Written task:
Without the pictures, return all of the material exactly as written.

Material:
--------------------------------------------------
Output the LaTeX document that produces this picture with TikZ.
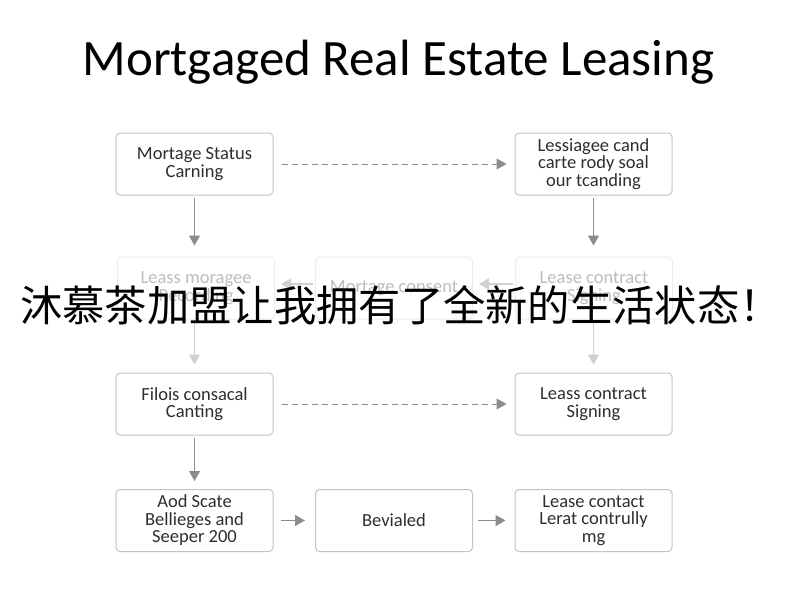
\documentclass[tikz,border=0pt]{standalone}
\usepackage{fontspec}
\setmainfont{Carlito}
\newfontfamily\cjkfont{Noto Sans CJK SC}
\usetikzlibrary{arrows.meta}
\definecolor{boxline}{HTML}{C4C4C4}
\definecolor{arrowgray}{HTML}{8C8C8C}
\definecolor{txtgray}{HTML}{2E2E2E}
\definecolor{fadeline}{HTML}{EDEDED}
\definecolor{fadetxt}{HTML}{BDBDBD}
\definecolor{fadearrow}{HTML}{D0D0D0}
\tikzset{
  x=1pt, y=-1pt,
  stepbox/.style={draw=boxline, line width=1pt, rounded corners=4pt, fill=white,
    minimum width=157pt, minimum height=62pt, align=center, text=txtgray,
    font=\fontsize{18.5}{17.5}\selectfont, inner sep=2pt},
  fadebox/.style={stepbox, draw=fadeline, text=fadetxt},
  flow/.style={draw=arrowgray, line width=1.3pt, -{Triangle[length=10pt,width=11pt]}},
  dflow/.style={flow, dashed, dash pattern=on 6pt off 4pt, line width=1pt},
  fadeflow/.style={flow, draw=fadearrow},
}
\begin{document}
\begin{tikzpicture}
\useasboundingbox[fill=white] (0,0) rectangle (800,600);
\node[font=\fontsize{51}{56}\selectfont, text=black] (title) at (398.5,62) {Mortgaged Real Estate Leasing};

% row 1
\node[stepbox] (a1) at (194.5,164) {Mortage Status\\Carning};
\node[stepbox] (a3) at (593.5,164) {Lessiagee cand\\carte rody soal\\our tcanding};
% row 2 (faded)
\node[fadebox] (b1) at (196,288) {Leass moragee\\Recording};
\node[fadebox] (b2) at (394,288) {Mortage consent};
\node[fadebox] (b3) at (594,288) {Lease contract\\Signing};
% row 3
\node[stepbox] (c1) at (194.5,404) {Filois consacal\\Canting};
\node[stepbox] (c3) at (593.5,404) {Leass contract\\Signing};
% row 4
\node[stepbox] (d1) at (194.5,520.5) {Aod Scate\\Bellieges and\\Seeper 200};
\node[stepbox] (d2) at (394,520.5) {Bevialed};
\node[stepbox] (d3) at (593.5,520.5) {Lease contact\\Lerat contrully\\mg};

% connectors
\draw[dflow] ([xshift=8pt]a1.east) -- ([xshift=-8pt]a3.west);
\draw[flow] ([yshift=-2pt]a1.south) -- ([yshift=11pt]b1.north -| a1.south);
\draw[flow] ([yshift=-2pt]a3.south) -- ([yshift=11pt]b3.north -| a3.south);
\draw[fadeflow] ([xshift=-2pt,yshift=4pt]b2.west) -- ([xshift=6pt,yshift=4pt]b1.east);
\draw[fadeflow] ([xshift=-2pt,yshift=4pt]b3.west) -- ([xshift=6pt,yshift=4pt]b2.east);
\draw[fadeflow] (b1.south -| a1.south) -- ([yshift=8pt]c1.north);
\draw[fadeflow] (b3.south -| a3.south) -- ([yshift=8pt]c3.north);
\draw[dflow] ([xshift=8pt]c1.east) -- ([xshift=-8pt]c3.west);
\draw[flow] ([yshift=-2pt]c1.south) -- ([yshift=8pt]d1.north);
\draw[flow] ([xshift=7pt]d1.east) -- ([xshift=-10pt]d2.west);
\draw[flow] ([xshift=5pt]d2.east) -- ([xshift=-9pt]d3.west);

% overlay text
\node[font=\cjkfont\fontsize{42.3}{46}\selectfont, text=black, inner sep=0pt] (overlay) at (401,305) {沐慕茶加盟让我拥有了全新的生活状态！};
\end{tikzpicture}
\end{document}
--------------------------------------------------
Result for this exercise:
Output the LaTeX document that produces this picture with TikZ.
\documentclass[tikz,border=0pt]{standalone}
\usepackage{fontspec}
\setmainfont{Carlito}
\newfontfamily\cjkfont{Noto Sans CJK SC}
\usetikzlibrary{arrows.meta}
\definecolor{boxline}{HTML}{C4C4C4}
\definecolor{arrowgray}{HTML}{8C8C8C}
\definecolor{txtgray}{HTML}{2E2E2E}
\definecolor{fadeline}{HTML}{EDEDED}
\definecolor{fadetxt}{HTML}{BDBDBD}
\definecolor{fadearrow}{HTML}{D0D0D0}
\tikzset{
  x=1pt, y=-1pt,
  stepbox/.style={draw=boxline, line width=1pt, rounded corners=4pt, fill=white,
    minimum width=157pt, minimum height=62pt, align=center, text=txtgray,
    font=\fontsize{18.5}{17.5}\selectfont, inner sep=2pt},
  fadebox/.style={stepbox, draw=fadeline, text=fadetxt},
  flow/.style={draw=arrowgray, line width=1.3pt, -{Triangle[length=10pt,width=11pt]}},
  dflow/.style={flow, dashed, dash pattern=on 6pt off 4pt, line width=1pt},
  fadeflow/.style={flow, draw=fadearrow},
}
\begin{document}
\begin{tikzpicture}
\useasboundingbox[fill=white] (0,0) rectangle (800,600);
\node[font=\fontsize{51}{56}\selectfont, text=black] (title) at (398.5,62) {Mortgaged Real Estate Leasing};

% row 1
\node[stepbox] (a1) at (194.5,164) {Mortage Status\\Carning};
\node[stepbox] (a3) at (593.5,164) {Lessiagee cand\\carte rody soal\\our tcanding};
% row 2 (faded)
\node[fadebox] (b1) at (196,288) {Leass moragee\\Recording};
\node[fadebox] (b2) at (394,288) {Mortage consent};
\node[fadebox] (b3) at (594,288) {Lease contract\\Signing};
% row 3
\node[stepbox] (c1) at (194.5,404) {Filois consacal\\Canting};
\node[stepbox] (c3) at (593.5,404) {Leass contract\\Signing};
% row 4
\node[stepbox] (d1) at (194.5,520.5) {Aod Scate\\Bellieges and\\Seeper 200};
\node[stepbox] (d2) at (394,520.5) {Bevialed};
\node[stepbox] (d3) at (593.5,520.5) {Lease contact\\Lerat contrully\\mg};

% connectors
\draw[dflow] ([xshift=8pt]a1.east) -- ([xshift=-8pt]a3.west);
\draw[flow] ([yshift=-2pt]a1.south) -- ([yshift=11pt]b1.north -| a1.south);
\draw[flow] ([yshift=-2pt]a3.south) -- ([yshift=11pt]b3.north -| a3.south);
\draw[fadeflow] ([xshift=-2pt,yshift=4pt]b2.west) -- ([xshift=6pt,yshift=4pt]b1.east);
\draw[fadeflow] ([xshift=-2pt,yshift=4pt]b3.west) -- ([xshift=6pt,yshift=4pt]b2.east);
\draw[fadeflow] (b1.south -| a1.south) -- ([yshift=8pt]c1.north);
\draw[fadeflow] (b3.south -| a3.south) -- ([yshift=8pt]c3.north);
\draw[dflow] ([xshift=8pt]c1.east) -- ([xshift=-8pt]c3.west);
\draw[flow] ([yshift=-2pt]c1.south) -- ([yshift=8pt]d1.north);
\draw[flow] ([xshift=7pt]d1.east) -- ([xshift=-10pt]d2.west);
\draw[flow] ([xshift=5pt]d2.east) -- ([xshift=-9pt]d3.west);

% overlay text
\node[font=\cjkfont\fontsize{42.3}{46}\selectfont, text=black, inner sep=0pt] (overlay) at (401,305) {沐慕茶加盟让我拥有了全新的生活状态！};
\end{tikzpicture}
\end{document}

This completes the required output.